Output all entries verbatim. Skip pictures.
[BEGIN INFORMATION GIVEN]
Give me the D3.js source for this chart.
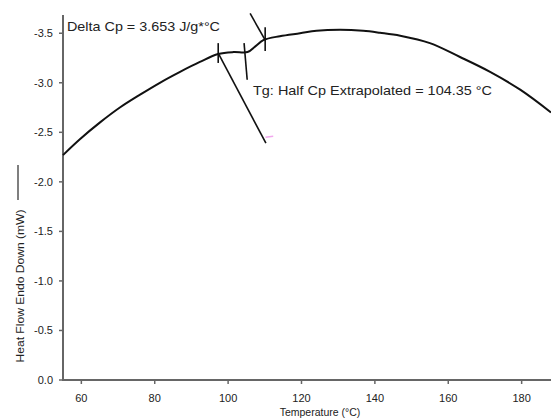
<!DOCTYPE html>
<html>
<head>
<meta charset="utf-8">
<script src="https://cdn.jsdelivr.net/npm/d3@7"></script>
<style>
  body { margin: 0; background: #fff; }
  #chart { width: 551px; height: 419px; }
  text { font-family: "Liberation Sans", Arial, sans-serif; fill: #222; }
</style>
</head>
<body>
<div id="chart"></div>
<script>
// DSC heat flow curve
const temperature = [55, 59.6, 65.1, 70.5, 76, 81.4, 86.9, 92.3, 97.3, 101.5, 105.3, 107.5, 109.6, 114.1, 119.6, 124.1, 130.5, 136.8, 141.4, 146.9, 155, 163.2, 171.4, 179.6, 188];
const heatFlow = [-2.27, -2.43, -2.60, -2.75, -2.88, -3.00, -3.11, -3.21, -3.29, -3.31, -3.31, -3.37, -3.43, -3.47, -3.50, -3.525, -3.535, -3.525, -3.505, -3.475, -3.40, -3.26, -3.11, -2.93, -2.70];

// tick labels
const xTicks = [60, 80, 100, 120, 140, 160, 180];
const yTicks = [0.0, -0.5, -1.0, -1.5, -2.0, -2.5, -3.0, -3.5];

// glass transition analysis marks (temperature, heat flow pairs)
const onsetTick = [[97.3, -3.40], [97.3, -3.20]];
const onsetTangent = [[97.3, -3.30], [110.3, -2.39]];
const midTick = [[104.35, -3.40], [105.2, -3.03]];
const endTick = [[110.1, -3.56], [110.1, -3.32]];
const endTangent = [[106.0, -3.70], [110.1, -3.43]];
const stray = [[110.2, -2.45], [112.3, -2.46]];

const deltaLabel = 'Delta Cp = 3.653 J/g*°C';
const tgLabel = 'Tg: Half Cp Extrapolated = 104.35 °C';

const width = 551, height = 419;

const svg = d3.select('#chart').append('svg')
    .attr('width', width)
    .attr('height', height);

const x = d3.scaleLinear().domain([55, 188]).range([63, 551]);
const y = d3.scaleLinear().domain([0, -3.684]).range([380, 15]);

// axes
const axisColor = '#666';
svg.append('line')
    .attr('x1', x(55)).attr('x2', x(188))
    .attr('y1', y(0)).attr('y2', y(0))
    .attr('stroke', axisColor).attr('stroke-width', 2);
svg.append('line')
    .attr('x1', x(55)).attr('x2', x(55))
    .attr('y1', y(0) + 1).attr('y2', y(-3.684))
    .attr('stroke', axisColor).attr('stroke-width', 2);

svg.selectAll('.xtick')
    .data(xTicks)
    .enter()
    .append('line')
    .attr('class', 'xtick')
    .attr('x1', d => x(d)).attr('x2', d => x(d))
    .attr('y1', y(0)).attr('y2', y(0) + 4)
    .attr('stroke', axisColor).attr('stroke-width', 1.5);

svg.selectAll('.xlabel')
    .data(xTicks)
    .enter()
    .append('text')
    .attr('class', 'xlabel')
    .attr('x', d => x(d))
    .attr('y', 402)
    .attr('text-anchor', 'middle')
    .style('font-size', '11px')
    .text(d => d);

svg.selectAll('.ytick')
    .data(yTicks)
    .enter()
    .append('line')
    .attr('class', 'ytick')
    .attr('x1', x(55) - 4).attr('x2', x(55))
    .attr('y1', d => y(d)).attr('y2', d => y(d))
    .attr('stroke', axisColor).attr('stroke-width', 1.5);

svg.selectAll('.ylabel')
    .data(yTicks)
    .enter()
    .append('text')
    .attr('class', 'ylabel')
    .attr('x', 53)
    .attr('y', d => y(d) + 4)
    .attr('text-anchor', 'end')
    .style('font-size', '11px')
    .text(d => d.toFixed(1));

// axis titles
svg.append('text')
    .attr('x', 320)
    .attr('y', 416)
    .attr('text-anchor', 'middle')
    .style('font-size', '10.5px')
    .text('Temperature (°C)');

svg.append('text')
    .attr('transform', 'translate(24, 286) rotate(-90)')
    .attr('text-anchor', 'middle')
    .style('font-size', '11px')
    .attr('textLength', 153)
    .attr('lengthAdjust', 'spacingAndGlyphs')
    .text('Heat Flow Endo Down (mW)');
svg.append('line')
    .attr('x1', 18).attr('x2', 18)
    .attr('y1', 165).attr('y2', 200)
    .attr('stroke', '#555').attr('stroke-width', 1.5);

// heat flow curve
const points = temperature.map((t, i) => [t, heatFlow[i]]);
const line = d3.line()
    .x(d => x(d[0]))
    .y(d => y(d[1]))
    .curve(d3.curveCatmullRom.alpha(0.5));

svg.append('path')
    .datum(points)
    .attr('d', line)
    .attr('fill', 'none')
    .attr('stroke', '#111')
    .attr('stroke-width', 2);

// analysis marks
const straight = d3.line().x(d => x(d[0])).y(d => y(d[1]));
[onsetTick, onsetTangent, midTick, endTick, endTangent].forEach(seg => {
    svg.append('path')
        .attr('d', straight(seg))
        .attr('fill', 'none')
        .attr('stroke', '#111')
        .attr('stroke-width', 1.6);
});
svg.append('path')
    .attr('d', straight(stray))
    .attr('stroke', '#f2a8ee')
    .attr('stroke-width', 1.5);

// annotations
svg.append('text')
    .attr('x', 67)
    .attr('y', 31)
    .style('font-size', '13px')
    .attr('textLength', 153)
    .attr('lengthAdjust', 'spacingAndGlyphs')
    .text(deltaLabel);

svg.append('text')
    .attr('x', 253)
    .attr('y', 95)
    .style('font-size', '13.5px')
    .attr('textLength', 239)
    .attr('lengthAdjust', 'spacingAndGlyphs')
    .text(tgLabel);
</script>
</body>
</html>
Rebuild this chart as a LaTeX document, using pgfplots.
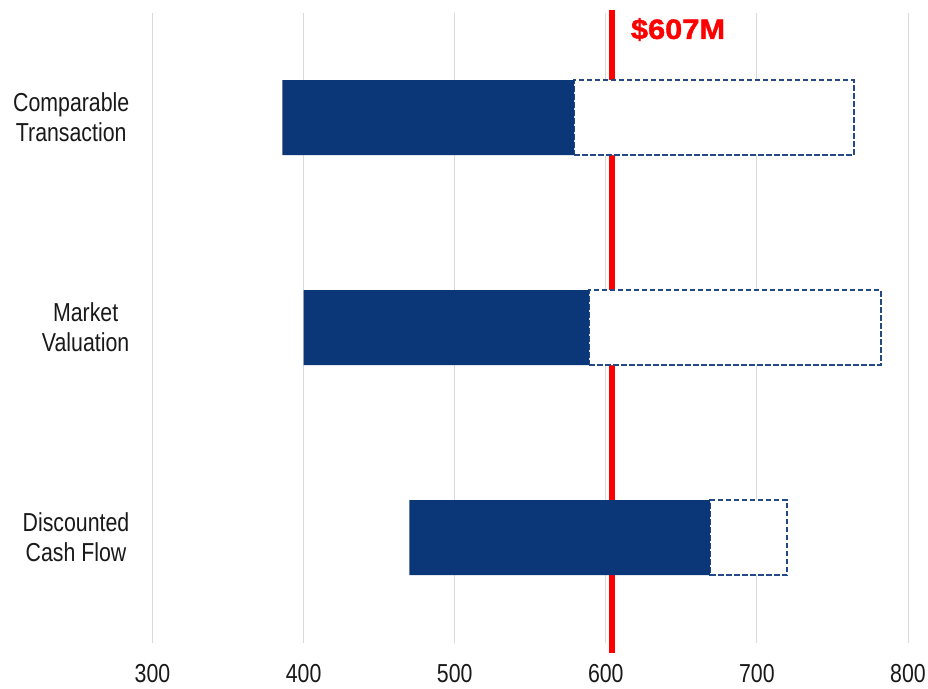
[END INFORMATION GIVEN]
◆ EXERCISE OUTPUT ◆
Give me the D3.js source for this chart.
<!DOCTYPE html>
<html>
<head>
<meta charset="utf-8">
<script src="https://cdn.jsdelivr.net/npm/d3@7"></script>
<style>
  body { margin: 0; background: #fff; }
  #chart { width: 551px; height: 419px; }
  text { font-family: "Liberation Sans", Arial, sans-serif; fill: #222; }
</style>
</head>
<body>
<div id="chart"></div>
<script>
// DSC heat flow curve
const temperature = [55, 59.6, 65.1, 70.5, 76, 81.4, 86.9, 92.3, 97.3, 101.5, 105.3, 107.5, 109.6, 114.1, 119.6, 124.1, 130.5, 136.8, 141.4, 146.9, 155, 163.2, 171.4, 179.6, 188];
const heatFlow = [-2.27, -2.43, -2.60, -2.75, -2.88, -3.00, -3.11, -3.21, -3.29, -3.31, -3.31, -3.37, -3.43, -3.47, -3.50, -3.525, -3.535, -3.525, -3.505, -3.475, -3.40, -3.26, -3.11, -2.93, -2.70];

// tick labels
const xTicks = [60, 80, 100, 120, 140, 160, 180];
const yTicks = [0.0, -0.5, -1.0, -1.5, -2.0, -2.5, -3.0, -3.5];

// glass transition analysis marks (temperature, heat flow pairs)
const onsetTick = [[97.3, -3.40], [97.3, -3.20]];
const onsetTangent = [[97.3, -3.30], [110.3, -2.39]];
const midTick = [[104.35, -3.40], [105.2, -3.03]];
const endTick = [[110.1, -3.56], [110.1, -3.32]];
const endTangent = [[106.0, -3.70], [110.1, -3.43]];
const stray = [[110.2, -2.45], [112.3, -2.46]];

const deltaLabel = 'Delta Cp = 3.653 J/g*°C';
const tgLabel = 'Tg: Half Cp Extrapolated = 104.35 °C';

const width = 551, height = 419;

const svg = d3.select('#chart').append('svg')
    .attr('width', width)
    .attr('height', height);

const x = d3.scaleLinear().domain([55, 188]).range([63, 551]);
const y = d3.scaleLinear().domain([0, -3.684]).range([380, 15]);

// axes
const axisColor = '#666';
svg.append('line')
    .attr('x1', x(55)).attr('x2', x(188))
    .attr('y1', y(0)).attr('y2', y(0))
    .attr('stroke', axisColor).attr('stroke-width', 2);
svg.append('line')
    .attr('x1', x(55)).attr('x2', x(55))
    .attr('y1', y(0) + 1).attr('y2', y(-3.684))
    .attr('stroke', axisColor).attr('stroke-width', 2);

svg.selectAll('.xtick')
    .data(xTicks)
    .enter()
    .append('line')
    .attr('class', 'xtick')
    .attr('x1', d => x(d)).attr('x2', d => x(d))
    .attr('y1', y(0)).attr('y2', y(0) + 4)
    .attr('stroke', axisColor).attr('stroke-width', 1.5);

svg.selectAll('.xlabel')
    .data(xTicks)
    .enter()
    .append('text')
    .attr('class', 'xlabel')
    .attr('x', d => x(d))
    .attr('y', 402)
    .attr('text-anchor', 'middle')
    .style('font-size', '11px')
    .text(d => d);

svg.selectAll('.ytick')
    .data(yTicks)
    .enter()
    .append('line')
    .attr('class', 'ytick')
    .attr('x1', x(55) - 4).attr('x2', x(55))
    .attr('y1', d => y(d)).attr('y2', d => y(d))
    .attr('stroke', axisColor).attr('stroke-width', 1.5);

svg.selectAll('.ylabel')
    .data(yTicks)
    .enter()
    .append('text')
    .attr('class', 'ylabel')
    .attr('x', 53)
    .attr('y', d => y(d) + 4)
    .attr('text-anchor', 'end')
    .style('font-size', '11px')
    .text(d => d.toFixed(1));

// axis titles
svg.append('text')
    .attr('x', 320)
    .attr('y', 416)
    .attr('text-anchor', 'middle')
    .style('font-size', '10.5px')
    .text('Temperature (°C)');

svg.append('text')
    .attr('transform', 'translate(24, 286) rotate(-90)')
    .attr('text-anchor', 'middle')
    .style('font-size', '11px')
    .attr('textLength', 153)
    .attr('lengthAdjust', 'spacingAndGlyphs')
    .text('Heat Flow Endo Down (mW)');
svg.append('line')
    .attr('x1', 18).attr('x2', 18)
    .attr('y1', 165).attr('y2', 200)
    .attr('stroke', '#555').attr('stroke-width', 1.5);

// heat flow curve
const points = temperature.map((t, i) => [t, heatFlow[i]]);
const line = d3.line()
    .x(d => x(d[0]))
    .y(d => y(d[1]))
    .curve(d3.curveCatmullRom.alpha(0.5));

svg.append('path')
    .datum(points)
    .attr('d', line)
    .attr('fill', 'none')
    .attr('stroke', '#111')
    .attr('stroke-width', 2);

// analysis marks
const straight = d3.line().x(d => x(d[0])).y(d => y(d[1]));
[onsetTick, onsetTangent, midTick, endTick, endTangent].forEach(seg => {
    svg.append('path')
        .attr('d', straight(seg))
        .attr('fill', 'none')
        .attr('stroke', '#111')
        .attr('stroke-width', 1.6);
});
svg.append('path')
    .attr('d', straight(stray))
    .attr('stroke', '#f2a8ee')
    .attr('stroke-width', 1.5);

// annotations
svg.append('text')
    .attr('x', 67)
    .attr('y', 31)
    .style('font-size', '13px')
    .attr('textLength', 153)
    .attr('lengthAdjust', 'spacingAndGlyphs')
    .text(deltaLabel);

svg.append('text')
    .attr('x', 253)
    .attr('y', 95)
    .style('font-size', '13.5px')
    .attr('textLength', 239)
    .attr('lengthAdjust', 'spacingAndGlyphs')
    .text(tgLabel);
</script>
</body>
</html>
Rebuild this chart as a LaTeX document, using pgfplots.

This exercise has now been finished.